If the patient is to continue parenteral antibiotic therapy at home, make sure that, before he or she is discharged from the hospital, the patient has all the appropriate equipment and supplies that will be needed. Make a referral to a home health nurse as needed, and provide the patient and family with a list of information that describes when to notify the primary healthcare
provider about complications.
Nursing care plan discharge and home health care guidelines
To prevent infective endocarditis, provide patients in the high-risk category with the needed information for early detection and prevention of the disease. Instruct recovering patients to inform their healthcare providers, including dentists, of their endocarditis history, since they may need future prophylactic antibiotic therapy to prevent subsequent episodes.

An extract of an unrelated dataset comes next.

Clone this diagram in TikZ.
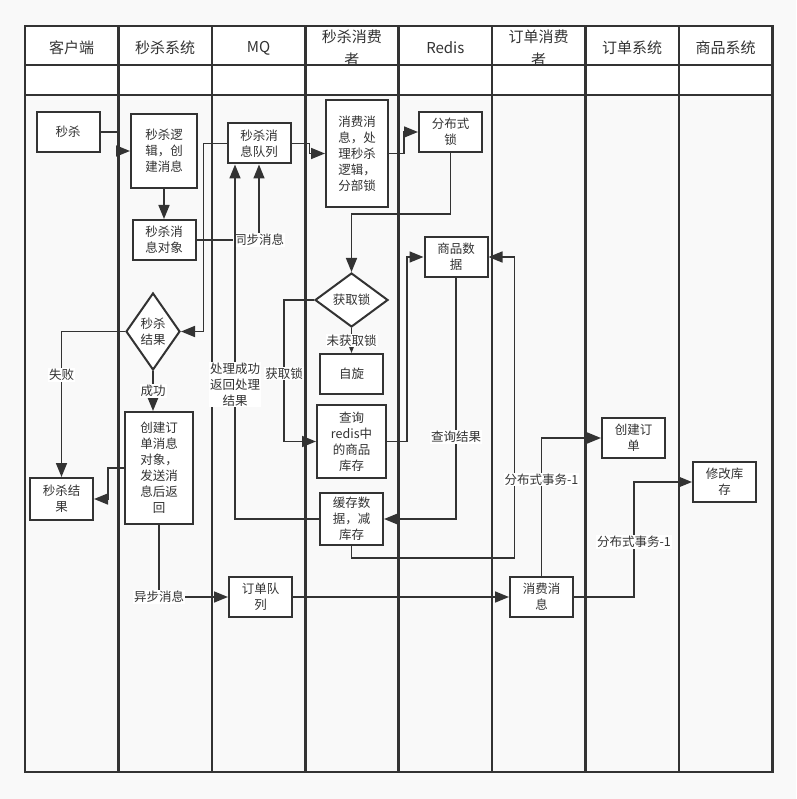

Be sure the patient understands all medications, including the dosage, route, action, and adverse effects. Encourage the patient to seek prompt medical attention if side effects occur. Make sure the patient or significant others can demonstrate the appropriate method of antibiotic administration. Instruct the patient on proper IVs catheter site care, as well as the signs of infiltration. Encourage good oral hygiene, and advise the patient to use a soft toothbrush and to brush at least twice a day. Teach patients to avoid irrigation devices and flossing. Teach the patient to monitor and record the temperature daily at the same time. Encourage the patient to take antipyretics according to physician orders. Instruct the patient to report signs of heart failure and embolization, as well as continued fever, chills, fatigue, malaise, or weight loss.